L’absence de régulation : un vide politique

Pendant que l’IA s’installe dans nos vies, dans nos métiers, dans nos institutions, les instances de contrôle et les formes de débat public semblent prises de court. L’Europe commence à légiférer (avec l’AI Act), mais les GAFAM gardent une longueur d’avance. Les États, loin de construire une alternative publique ou coopérative à ces systèmes, s’en remettent à des prestataires privés, souvent américains, pour équiper leurs services.

Les syndicats peinent à être associés aux décisions stratégiques. Les collectivités territoriales manquent de moyens. Les citoyens, eux, sont tenus à l’écart d’un chantier qui pourtant façonne leur avenir. Ce déséquilibre démocratique n’est pas accidentel. Il résulte d’une captation volontaire du pouvoir technologique par des acteurs privés qui entendent façonner la société selon leurs logiques.

Reprendre la main sur la technologie

Face à cette situation, des alternatives existent. Elles passent par la création d’instances de contrôle indépendantes, par la transparence des algorithmes utilisés dans les services publics, par l’introduction de clauses sociales dans les contrats technologiques. Mais surtout, elles supposent un changement de paradigme : considérer l’IA non comme un destin, mais comme un outil dont les finalités doivent être collectivement débattues.

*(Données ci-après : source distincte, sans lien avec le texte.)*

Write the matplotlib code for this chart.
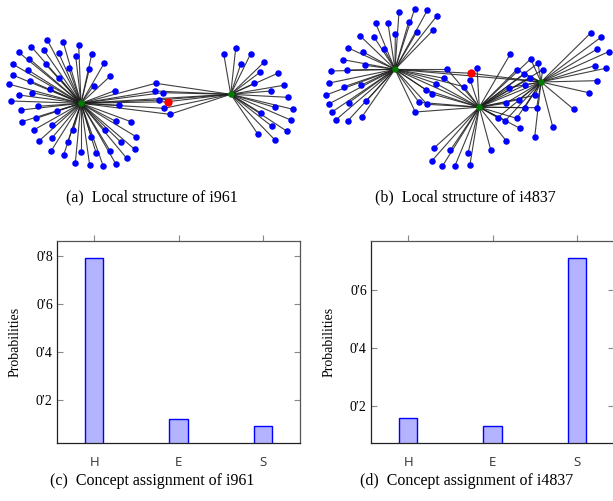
import matplotlib
matplotlib.use("Agg")
import matplotlib.pyplot as plt
from matplotlib.collections import LineCollection

# =========================
# DATA - bar panels
# =========================
concepts = ["H", "E", "S"]
probs_i961 = [0.79, 0.12, 0.09]
probs_i4837 = [0.16, 0.13, 0.71]
yticks_c = [0.2, 0.4, 0.6, 0.8]
yticks_d = [0.2, 0.4, 0.6]

# =========================
# DATA - network panels (node positions, pixel coords)
# =========================
# panel (a): i961
a_hub1 = (81.0, 103.3)
a_hub2 = (230.7, 94.3)
a_red = (167.7, 101.7)
a_leaves1 = [
    (47.3, 40), (63.3, 42.3), (78.7, 45.3), (31.3, 46.7), (43.7, 50), (58.7, 53),
    (75.7, 56), (91.7, 54.3), (18.7, 52.3), (29.3, 58.7), (45.7, 64.3), (68.7, 68),
    (89.3, 69.3), (104.3, 63), (13, 64.3), (28, 70), (59.3, 77.7), (110, 76.3),
    (12.7, 75), (30.3, 81), (50, 89), (93.7, 85.7), (9.3, 84.3), (19, 95),
    (32.3, 92.7), (114.7, 90.7), (11, 101), (38, 106.3), (118.7, 105.3), (21, 110),
    (57.3, 110.7), (36.3, 118.3), (115.7, 121.3), (131, 121.7), (21.7, 121.7),
    (52.3, 125), (33.7, 130), (73.3, 130), (105, 130), (136, 136.7), (39.3, 140.7),
    (52, 138), (91.3, 137), (120.7, 142), (67.7, 142), (134.7, 149.3), (51.3, 150.7),
    (81, 151.7), (96, 152.7), (110, 150.7), (63.7, 154.7), (126.7, 158.3),
    (75.3, 163), (89.7, 165.3), (103.3, 166.3), (116, 164.3),
]
a_shared = [(155.7, 83.3), (155.3, 91), (162.7, 92.7), (159.3, 100), (164, 108.3), (169.7, 114.3)]
a_leaves2 = [
    (223.7, 53.7), (235.7, 48.3), (250.7, 53.7), (240.7, 64.3), (264.3, 62),
    (260.3, 72), (277.7, 73.3), (254.3, 83.3), (283.7, 85.3), (271.3, 91),
    (287.7, 97.3), (274.7, 107.3), (293, 109.3), (261.3, 113.3), (290.7, 120),
    (272, 126.3), (287, 131.3), (258, 134.3), (275, 140),
]

# panel (b): i4837
b_hub_a = (395.0, 69.3)
b_hub_b = (479.3, 107.2)
b_hub_c = (541.0, 82.0)
b_red = (471.2, 73.3)
b_leaves_a = [
    (399, 11.7), (414.7, 8.7), (427.3, 10.3), (437, 15.7), (375.7, 23.3), (388, 23.3),
    (408.7, 22), (433.3, 30), (417, 31.7), (360.3, 36), (374, 37), (395.3, 34),
    (347.7, 47.7), (362.7, 51.7), (384, 49), (343.3, 59.7), (365.3, 65.3), (331, 71),
    (347.3, 70), (329.3, 83), (344, 86.7), (360.7, 85.3), (326, 95), (348.7, 102.7),
    (366, 101.3), (329.3, 103.7), (332, 112), (361.7, 117.3), (335.7, 120), (347.7, 121),
]
b_shared_ab = [
    (447.3, 69.3), (444.3, 78.3), (436.3, 83.7), (426.3, 90), (432.3, 94),
    (419, 102.3), (427, 104.3), (415.3, 112), (464, 86.7),
]
b_leaves_b = [
    (477, 68), (470.3, 80.3), (510.3, 54), (433.7, 148.3), (450.3, 150.3),
    (432, 160.7), (442.3, 166.3), (455, 165.7), (468, 153), (470, 164.5),
    (490.7, 149.7), (506, 140.5), (520, 128.3),
]
b_shared_bc = [
    (530.7, 59), (538, 63.3), (542.7, 69.7), (516.7, 69.7), (524, 74.3),
    (529.7, 78.3), (524.7, 85), (508.7, 87.7), (535, 95.3), (518.7, 99.7),
    (505.7, 103.3), (524.7, 107.7), (536.7, 107.7), (497.7, 117.7),
    (505.3, 120.7), (516.7, 118.3),
]
b_leaves_c = [
    (591, 32.7), (601.3, 37), (597.3, 49), (608.7, 51.7), (594.7, 65.7),
    (605.7, 68.3), (596.7, 80.7), (588.7, 92.7), (573.7, 109.3), (552.7, 126.7),
    (534.7, 137),
]

# =========================
# STYLE
# =========================
W, H = 613, 501
SERIF = ["Liberation Serif", "DejaVu Serif"]
SANS = ["Open Sans", "DejaVu Sans"]
BLUE = "#0000ff"
FILL = "#b3b3ff"
EDGE = "#1e1e1e"

fig = plt.figure(figsize=(W / 100, H / 100), dpi=100)

# =========================
# NETWORKS
# =========================
net = fig.add_axes([0, 0, 1, 1])
net.set_xlim(0, W)
net.set_ylim(H, 0)
net.axis("off")

segs = []
segs += [(a_hub1, p) for p in a_leaves1]
segs += [(a_hub1, p) for p in a_shared + [a_red, a_hub2]]
segs += [(a_hub2, p) for p in a_shared + [a_red]]
segs += [(a_hub2, p) for p in a_leaves2]

segs += [(b_hub_a, p) for p in b_leaves_a]
segs += [(b_hub_a, p) for p in b_shared_ab + [b_red, b_hub_b, b_hub_c]]
segs += [(b_hub_b, p) for p in b_shared_ab + b_leaves_b + b_shared_bc + [b_hub_c]]
segs += [(b_hub_c, p) for p in b_shared_bc + b_leaves_c + [b_red]]

net.add_collection(LineCollection(segs, colors=EDGE, linewidths=0.8, alpha=0.85, zorder=1))

blue_nodes = a_leaves1 + a_shared + a_leaves2 + b_leaves_a + b_shared_ab + b_leaves_b + b_shared_bc + b_leaves_c
net.scatter([p[0] for p in blue_nodes], [p[1] for p in blue_nodes], s=22, color=BLUE, lw=0, zorder=2)
hubs = [a_hub1, a_hub2, b_hub_a, b_hub_b, b_hub_c]
net.scatter([p[0] for p in hubs], [p[1] for p in hubs], s=22, color="#007a00", lw=0, zorder=3)
reds = [a_red, b_red]
net.scatter([p[0] for p in reds], [p[1] for p in reds], s=36, color="#ff0000", lw=0, zorder=3)

cap = dict(ha="center", va="center", family=SERIF, fontsize=11.5)
net.text(152, 197, "(a)  Local structure of i961", **cap)
net.text(465, 197, "(b)  Local structure of i4837", **cap)
net.text(152, 481, "(c)  Concept assignment of i961", **cap)
net.text(467, 481, "(d)  Concept assignment of i4837", **cap)

# =========================
# BAR PANELS
# =========================
def bar_panel(left_px, probs, yticks, ylim):
    ax = fig.add_axes([left_px / W, (H - 443) / H, 243 / W, 202 / H])
    x = list(range(len(concepts)))
    ax.bar(x, probs, width=0.22, color=FILL, edgecolor=BLUE, linewidth=1.0, zorder=2)
    ax.set_xlim(-0.44, 2.44)
    ax.set_ylim(*ylim)
    ax.set_xticks(x)
    ax.set_xticklabels(concepts, family=SANS, fontsize=9.5, color="#333333")
    ax.set_yticks(yticks)
    ax.set_yticklabels([f"{t:.1f}".replace(".", "\u2032") for t in yticks], family=SERIF, fontsize=10)
    ax.tick_params(axis="x", bottom=False, top=True, direction="out", length=4,
                   color="#888888", pad=5)
    ax.tick_params(axis="y", left=True, right=True, direction="in", length=4,
                   color="#888888", pad=3)
    for side in ["left", "bottom"]:
        ax.spines[side].set_color("#222222")
    for side in ["top", "right"]:
        ax.spines[side].set_color("#555555")
    for sp in ax.spines.values():
        sp.set_linewidth(0.9)
    ax.set_ylabel("Probabilities", family=SERIF, fontsize=10)
    ax.yaxis.set_label_coords(-0.148, 0.5)
    return ax

bar_panel(57, probs_i961, yticks_c, (0.021, 0.861))
bar_panel(371, probs_i4837, yticks_d, (0.073, 0.767))

fig.savefig("out.png", dpi=100)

La recherche publique, les coopératives numériques, les universités ont un rôle clé à jouer dans la réorientation des priorités. Il s’agit de remettre la technique au service du bien commun, plutôt que de la soumettre à des impératifs marchands.

Pour conclure

L’intelligence artificielle n’est pas l’ennemie. Ce qui l’est, en revanche, c’est son déploiement actuel, opaque, autoritaire, inégalitaire. Refuser ce modèle, c’est défendre une autre idée du progrès : une technologie au service de l’émancipation, non de la domination.